Lutter contre la corruption : Cette disposition permet de cibler les personnes, souvent investies de fonctions publiques, dont le train de vie ostentatoire ne saurait être en adéquation avec leurs revenus déclarés.

Réprimer le blanchiment de capitaux : La loi vise également à empêcher que des fonds d’origine criminelle ou illicite ne soient intégrés dans le système économique formel.

Assurer la transparence et la bonne gouvernance : En imposant une obligation de justification des revenus, le législateur cherche à promouvoir un climat de transparence dans la gestion des ressources tant publiques que privées.

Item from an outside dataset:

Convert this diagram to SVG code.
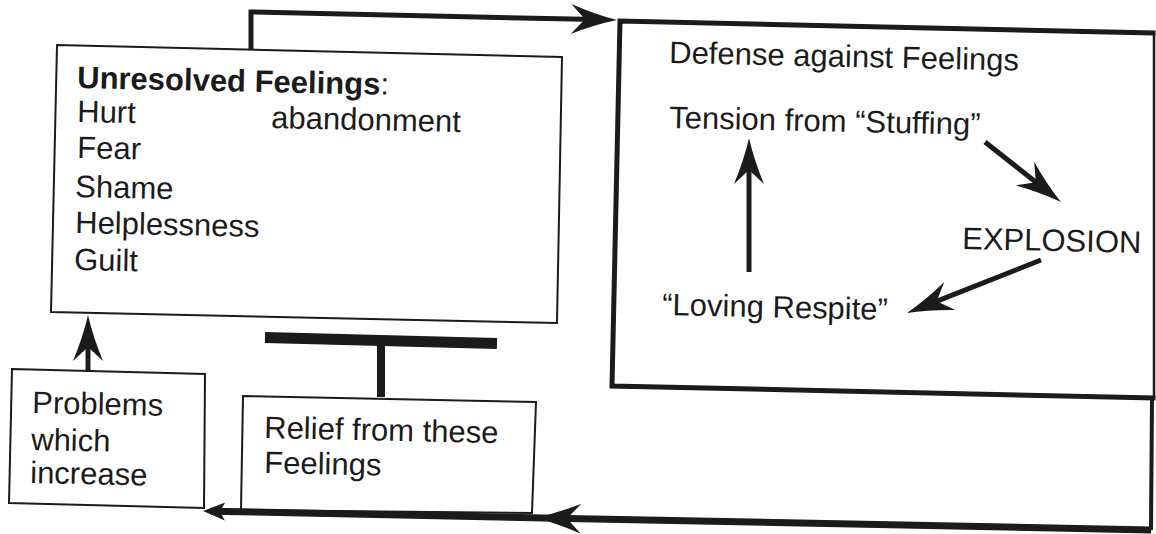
<svg xmlns="http://www.w3.org/2000/svg" width="1156" height="534" viewBox="0 0 1156 534">
<style>
text{font-family:"Liberation Sans",Arial,sans-serif;font-size:31px;fill:#1b1b1b}
.b{font-weight:bold}
.thin{fill:none;stroke:#1b1b1b;stroke-width:2}
.frame{fill:none;stroke:#1b1b1b;stroke-width:5;stroke-linecap:square}
.conn{fill:none;stroke:#1b1b1b;stroke-width:5}
.ret{fill:none;stroke:#1b1b1b;stroke-width:7}
.head{fill:#1b1b1b}
</style>
<defs>
<marker id="ah" markerUnits="userSpaceOnUse" orient="auto" overflow="visible" refX="0" refY="0" markerWidth="1" markerHeight="1">
<path class="head" d="M20,0 Q-2,-5 -26,-15 L-12,0 L-26,15 Q-2,5 20,0 Z"/>
</marker>
<marker id="as" markerUnits="userSpaceOnUse" orient="auto" overflow="visible" refX="0" refY="0" markerWidth="1" markerHeight="1">
<path class="head" d="M8,0 L-14,-9 L-9,0 L-14,9 Z"/>
</marker>
</defs>
<rect width="1156" height="534" fill="#fff"/>

<g id="connectors">
<polyline class="conn" points="251,50 251,12 597,19.6" marker-end="url(#ah)"/>
<polyline class="ret" points="1151,530 555,518.2 211,511.2" marker-mid="url(#ah)" marker-end="url(#as)"/>
<line class="conn" x1="88" y1="370" x2="88" y2="335" marker-end="url(#ah)"/>
<line x1="265" y1="337.5" x2="497" y2="343.5" stroke="#1b1b1b" stroke-width="11"/>
<line x1="381" y1="343" x2="381" y2="397" stroke="#1b1b1b" stroke-width="8"/>
<line class="conn" x1="749" y1="272" x2="749" y2="158" marker-end="url(#ah)"/>
<line class="conn" x1="985" y1="142" x2="1045.3" y2="189.6" marker-end="url(#ah)"/>
<line class="conn" x1="1041" y1="260" x2="925.6" y2="305.6" marker-end="url(#ah)"/>
</g>

<g id="n-unresolved">
<polygon class="thin" points="57,45 562,57 557,323 51,312"/>
<text x="77" y="88" transform="rotate(1.25 77 88)"><tspan class="b">Unresolved Feelings</tspan>:</text>
<text x="77" y="122" transform="rotate(1.25 77 122)">Hurt</text>
<text x="271" y="128" transform="rotate(1.25 271 128)">abandonment</text>
<text x="77" y="158" transform="rotate(1.25 77 158)">Fear</text>
<text x="75" y="197" transform="rotate(1.25 75 197)">Shame</text>
<text x="75" y="233" transform="rotate(1.25 75 233)">Helplessness</text>
<text x="74" y="270" transform="rotate(1.25 74 270)">Guilt</text>
</g>

<g id="n-defense">
<polyline class="frame" points="1153,33 620,21 612,386 1153,398"/>
<line x1="1154" y1="33" x2="1154" y2="398" stroke="#1b1b1b" stroke-width="2.5"/>
<line x1="1152" y1="398" x2="1151" y2="530" stroke="#1b1b1b" stroke-width="4"/>
<text x="669" y="63" transform="rotate(1.25 669 63)">Defense against Feelings</text>
</g>

<g id="n-tension">
<text x="669" y="128" transform="rotate(1.25 669 128)">Tension from “Stuffing”</text>
</g>
<g id="n-explosion">
<text x="962" y="249" transform="rotate(1.25 962 249)">EXPLOSION</text>
</g>
<g id="n-respite">
<text x="662" y="315" transform="rotate(1.25 662 315)">“Loving Respite”</text>
</g>

<g id="n-problems">
<polygon class="thin" points="12,369 205,374 204,508 9,503"/>
<text x="32" y="413" transform="rotate(1.25 32 413)">Problems</text>
<text x="31" y="450" transform="rotate(1.25 31 450)">which</text>
<text x="30" y="483" transform="rotate(1.25 30 483)">increase</text>
</g>

<g id="n-relief">
<polygon class="thin" points="243,396 536,402 532,513 241,510"/>
<text x="264" y="438" transform="rotate(1.25 264 438)">Relief from these</text>
<text x="264" y="473" transform="rotate(1.25 264 473)">Feelings</text>
</g>
</svg>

La preuve de l’illégalité des biens

La charge de la preuve repose en grande partie sur le ministère public, qui doit démontrer que le train de vie du suspect excède raisonnablement ses revenus licites. Pour cela, il se base sur des faisceaux d’indice.

L’article 332-23 du Code pénal mentionne un seuil fixé par voie règlementaire pour déterminer les augmentations de train de vie suspectes. Ce seuil est fixé à 5% des revenus licites par le décret n° 2016-465/PRES/PM/MJDHPC portant fixation du seuil relatif au délit d’apparence. Ainsi, une augmentation du train de vie de 5% des revenus licites du citoyen (par exemple le salaire) peut justifier la poursuite pour non justification de revenu. Cependant, en pratique, la fixation et l’application de ce seuil peuvent poser des problèmes, notamment en raison des variations des niveaux de revenus et du coût de la vie.

La perception du public

Cette infraction, bien qu’essentielle, peut être perçue comme ciblant principalement les élites économiques et politiques, ce qui soulève des enjeux d’équité et d’impartialité dans son application.

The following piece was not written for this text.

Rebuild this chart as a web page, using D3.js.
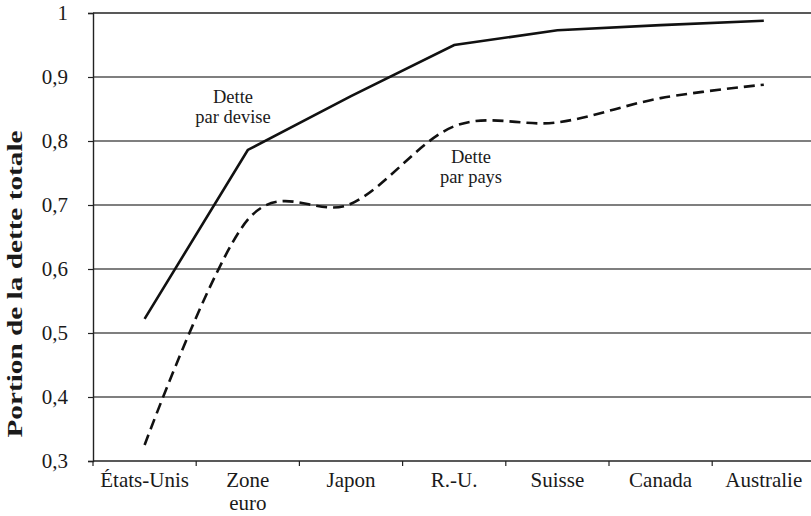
<!DOCTYPE html>
<html>
<head>
<meta charset="utf-8">
<script src="https://cdn.jsdelivr.net/npm/d3@7"></script>
<style>
  body { margin: 0; background: #fff; }
</style>
</head>
<body>
<svg id="chart" width="811" height="516"></svg>
<script>
const categories = ["États-Unis", "Zone euro", "Japon", "R.-U.", "Suisse", "Canada", "Australie"];
const parDevise = [0.522, 0.786, 0.870, 0.950, 0.973, 0.981, 0.988];
const parPays = [0.325, 0.677, 0.702, 0.823, 0.829, 0.867, 0.888];
const yTicks = [0.3, 0.4, 0.5, 0.6, 0.7, 0.8, 0.9, 1];

const serif = '"Liberation Serif", "Times New Roman", serif';
const svg = d3.select("#chart");
const margin = { left: 93, top: 13, bottom: 461 };
const bandWidth = 103.2;

const x = d3.scaleBand()
  .domain(categories)
  .range([margin.left, margin.left + bandWidth * categories.length])
  .padding(0);

const y = d3.scaleLinear().domain([0.3, 1]).range([margin.bottom, margin.top]);

const fmt = (v) => (v === 1 ? "1" : d3.format(".1f")(v).replace(".", ","));

// gridlines
svg.append("g")
  .selectAll("line")
  .data(yTicks)
  .join("line")
  .attr("x1", margin.left)
  .attr("x2", 811)
  .attr("y1", (d) => y(d))
  .attr("y2", (d) => y(d))
  .attr("stroke", (d) => (d === 1 || d === 0.3 ? "#222" : "#555"))
  .attr("stroke-width", 1.4);

// y axis
const yAxis = svg.append("g")
  .attr("transform", `translate(${margin.left},0)`)
  .call(d3.axisLeft(y).tickValues(yTicks).tickFormat(fmt).tickSize(5).tickPadding(20));
yAxis.select(".domain").attr("stroke", "#222").attr("stroke-width", 1.4);
yAxis.selectAll(".tick line").attr("stroke", "#222").attr("stroke-width", 1.2);
yAxis.selectAll(".tick text")
  .style("font-size", "21px")
  .style("font-family", serif)
  .attr("fill", "#1a1a1a");

// x axis ticks at band boundaries
const xAxisG = svg.append("g").attr("transform", `translate(0,${margin.bottom})`);
xAxisG.selectAll("line")
  .data(categories)
  .join("line")
  .attr("x1", (d) => x(d))
  .attr("x2", (d) => x(d))
  .attr("y1", 0)
  .attr("y2", 5)
  .attr("stroke", "#222")
  .attr("stroke-width", 1.2);

xAxisG.selectAll("text")
  .data(categories)
  .join("text")
  .attr("text-anchor", "middle")
  .attr("y", 26)
  .style("font-size", "21px")
  .style("font-family", serif)
  .attr("fill", "#1a1a1a")
  .each(function (d) {
    const parts = d === "Zone euro" ? ["Zone", "euro"] : [d];
    d3.select(this).selectAll("tspan")
      .data(parts)
      .join("tspan")
      .attr("x", x(d) + x.bandwidth() / 2)
      .attr("dy", (p, i) => (i === 0 ? 0 : 23))
      .text((p) => p);
  });

// y axis title
svg.append("text")
  .attr("transform", "translate(22,284) rotate(-90)")
  .attr("text-anchor", "middle")
  .attr("textLength", 307)
  .attr("lengthAdjust", "spacingAndGlyphs")
  .style("font-size", "20px")
  .style("font-weight", "bold")
  .style("font-family", serif)
  .attr("fill", "#1a1a1a")
  .text("Portion de la dette totale");

const cx = (i) => x(categories[i]) + x.bandwidth() / 2;

// solid line: debt by currency
svg.append("path")
  .datum(parDevise)
  .attr("fill", "none")
  .attr("stroke", "#111")
  .attr("stroke-width", 2.6)
  .attr("d", d3.line().x((d, i) => cx(i)).y((d) => y(d)));

// dashed smoothed line: debt by country
svg.append("path")
  .datum(parPays)
  .attr("fill", "none")
  .attr("stroke", "#111")
  .attr("stroke-width", 2.6)
  .attr("stroke-dasharray", "11,6")
  .attr("d", d3.line().x((d, i) => cx(i)).y((d) => y(d)).curve(d3.curveCardinal.tension(0)));

// annotations
const notes = [
  { lines: ["Dette", "par devise"], x: 233, y: 103 },
  { lines: ["Dette", "par pays"], x: 471, y: 163 }
];
svg.append("g")
  .selectAll("text")
  .data(notes)
  .join("text")
  .attr("text-anchor", "middle")
  .style("font-size", "18.5px")
  .style("font-family", serif)
  .attr("fill", "#1a1a1a")
  .each(function (n) {
    d3.select(this).selectAll("tspan")
      .data(n.lines)
      .join("tspan")
      .attr("x", n.x)
      .attr("y", (l, i) => n.y + i * 20)
      .text((l) => l);
  });
</script>
</body>
</html>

Dans un environnement où la corruption est répandue, l’efficacité des poursuites peut être compromise par des influences politiques ou administratives. En somme, l’infraction de non-justification de revenu, telle que définie à l’article 332-23 du Code pénal burkinabè, constitue une avancée importante dans la lutte contre l’enrichissement illicite et la corruption. En établissant une obligation de justification des revenus, cette disposition renforce

la transparence et dissuade les comportements déviants. Cependant, pour maximiser son efficacité, elle doit s’accompagner de mesures complémentaires, notamment le renforcement des capacités des autorités judiciaires, une sensibilisation accrue du public et une réelle volonté politique de garantir son application équitable.

Ainsi, cette infraction se veut un levier essentiel pour la bonne gouvernance et la justice sociale au Burkina Faso.